I suspect your technique on the radius creation is what I remembered.  My radii are definitely smaller than would be created by smoothing a flat, and likely way too small.


----------



## mikey

ttabbal said:


> The best way I found was to use the coarse diamond card and press a bit harder than I do for normal honing. I do a flat a little less than I'm aiming for, then use a rolling motion to round it out and blend with the sides. Once it's there, I don't have to do much to it later when honing the tools. I tried using the belt grinder, but you're trying to remove such a small amount that it's tricky to get it even, even with the finer belts.



This is how I do it, too, Evan. The nose radius is an important feature, to me anyway, so I take the time to do it well. 

As for the angle thing, don't worry. It takes some time to wrap your head around these stupid angles. I swear that if you have seen all the mistakes I made you would wonder how I ever got it straight. You're doing fine. Just keep working at it and you'll sort it out.


----------



## mikey

rolleikin said:


> Hi Everyone,
> 
> I know that I am coming late to this party, but we may want to add to this wish list cutting tools for a shaper. The relief angles on shapers are shallower than on a lathe. Unfortunately, I no longer have my copy of Leo St. Claire's book on cutting tools, or I would have provided some references.
> 
> Thank you for taking on this project.
> 
> Just my 2 cents.
> Andrei



Hi Andrei, and welcome to HM.

I don't own a shaper and know very little about shaper tools. However, I am familiar with how it cuts. Not too long ago, I was contacted by one of our members, UlmaDoc, who has a little Aamco 7" shaper. He wanted a tool that would hog cuts in aluminum while leaving a good finish. He was using a traditionally shaped tool that was giving him 0.050" deep cuts but he wanted to go deeper. Our collaboration eventually resulted in a tool that is shaped very much like a lathe tool and it was able to take 0.214" deep cuts with a good finish. He did a video showing how this tool worked:






We also did a tool for steel but I don't know how well that one worked (well, I sort of do; it seems to have worked well but he didn't try really deep cuts). The gist of it was that we tried an oblique cutting tool instead of the traditional orthogonal cutting tool and it worked much better for stock reduction. Of course, when cutting features like dovetails or slots, the tool would need to be shaped for the job but the geometry could likely be altered to improve performance. His little 7" Aamco shaper only has 1/4HP so we needed to get cutting forces as low as possible. Again, I'm no shaper tool expert by any means but a cutting tool is a cutting tool and at least to the extent possible, it seems to have worked


----------



## Z2V

I have a set of model tools available if anyone is interested. PM me if you would like to see them.


----------



## TerryH

mikey said:


> I swear that if I could get you guys in my grubby little hands for one hour, I could teach you all I know about this tool grinding stuff.
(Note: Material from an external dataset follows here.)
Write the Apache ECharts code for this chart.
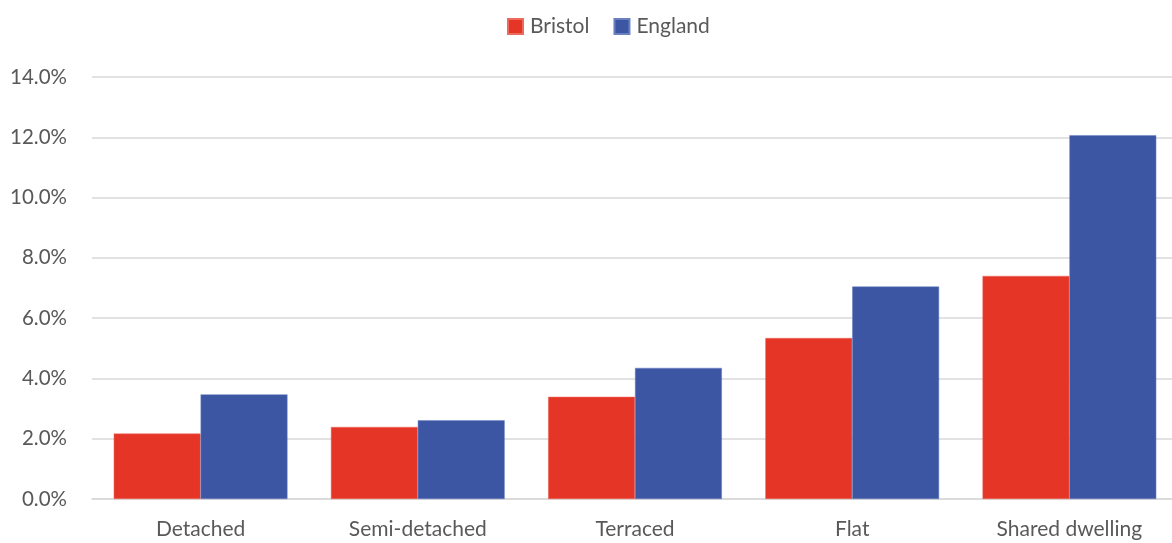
<!DOCTYPE html>
<html><head><meta charset="utf-8">
<script src="https://cdn.jsdelivr.net/npm/echarts@6/dist/echarts.min.js"></script>
<style>html,body{margin:0;padding:0;background:#fff;overflow:hidden;width:1172px;height:543px}#c{width:1178px;height:543px}</style>
</head><body><div id="c"></div>
<script>
const categories = ["Detached", "Semi-detached", "Terraced", "Flat", "Shared dwelling"];
const bristol = [2.17, 2.39, 3.39, 5.34, 7.40];
const england = [3.47, 2.61, 4.35, 7.05, 12.07];
const yTicks = { min: 0, max: 14, interval: 2 };

const chart = echarts.init(document.getElementById('c'));
const font = 'Lato, "Open Sans", sans-serif';
chart.setOption({
  animation: false,
  textStyle: { fontFamily: font },
  legend: {
    top: 11, left: 502, itemWidth: 15, itemHeight: 15, itemGap: 24,
    textStyle: { fontSize: 21, color: '#595959', fontFamily: font, padding: [0, 0, 0, 2] },
    icon: 'rect',
    data: ['Bristol', 'England']
  },
  grid: { left: 92, right: 0, top: 77, bottom: 44 },
  xAxis: {
    type: 'category', data: categories,
    axisLine: { show: true, lineStyle: { color: '#d9d9d9', width: 1.5 } },
    axisTick: { show: false },
    axisLabel: { fontSize: 21, color: '#595959', margin: 20, fontFamily: font }
  },
  yAxis: {
    type: 'value', min: yTicks.min, max: yTicks.max, interval: yTicks.interval,
    axisLine: { show: false }, axisTick: { show: false },
    splitLine: { lineStyle: { color: '#d9d9d9', width: 1.5 } },
    axisLabel: { fontSize: 20.5, color: '#595959', margin: 25, fontFamily: font,
      formatter: v => v.toFixed(1) + '%' }
  },
  series: [
    { name: 'Bristol', type: 'bar', data: bristol, barGap: '0%', barCategoryGap: '20%',
      itemStyle: { color: '#E43526', borderColor: '#EE6a5e', borderWidth: 0.5 } },
    { name: 'England', type: 'bar', data: england, barGap: '0%', barCategoryGap: '20%',
      itemStyle: { color: '#3C56A4', borderColor: '#6a80c0', borderWidth: 0.5 } }
  ]
});
</script></body></html>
Given your location, I think we should reconvene this discussion to your house ASAP.  I'll bring my sander. Should be an interesting conversation piece as a carry on. lol...


----------



## ttabbal

TerryH said:


> Given your location, I think we should reconvene this discussion to your house ASAP.  I'll bring my sander. Should be an interesting conversation piece as a carry on. lol...



I've threatened to invade him a couple of times. He calls my bluff, but I do have family on the islands....


----------



## mikey

You guys are welcome if you're ever on Oahu. I'll be sort of ashamed to show you my little belt sander after the new ones you guys made up but my hands move on their own after 30 years of tool grinding - bet there's still something I could show you!


----------



## Camnefdt

Finally made it to the end! 

What a read!! And big ups to Mikey and jeff for everything done so far, incredible information available at our fingertips as long as we are willing to put in the effort and attempt it ourselves! 

So Mikey has already seen my first ever attempt at grinding a tool which wnded up a disaster after an attempted touch up haha.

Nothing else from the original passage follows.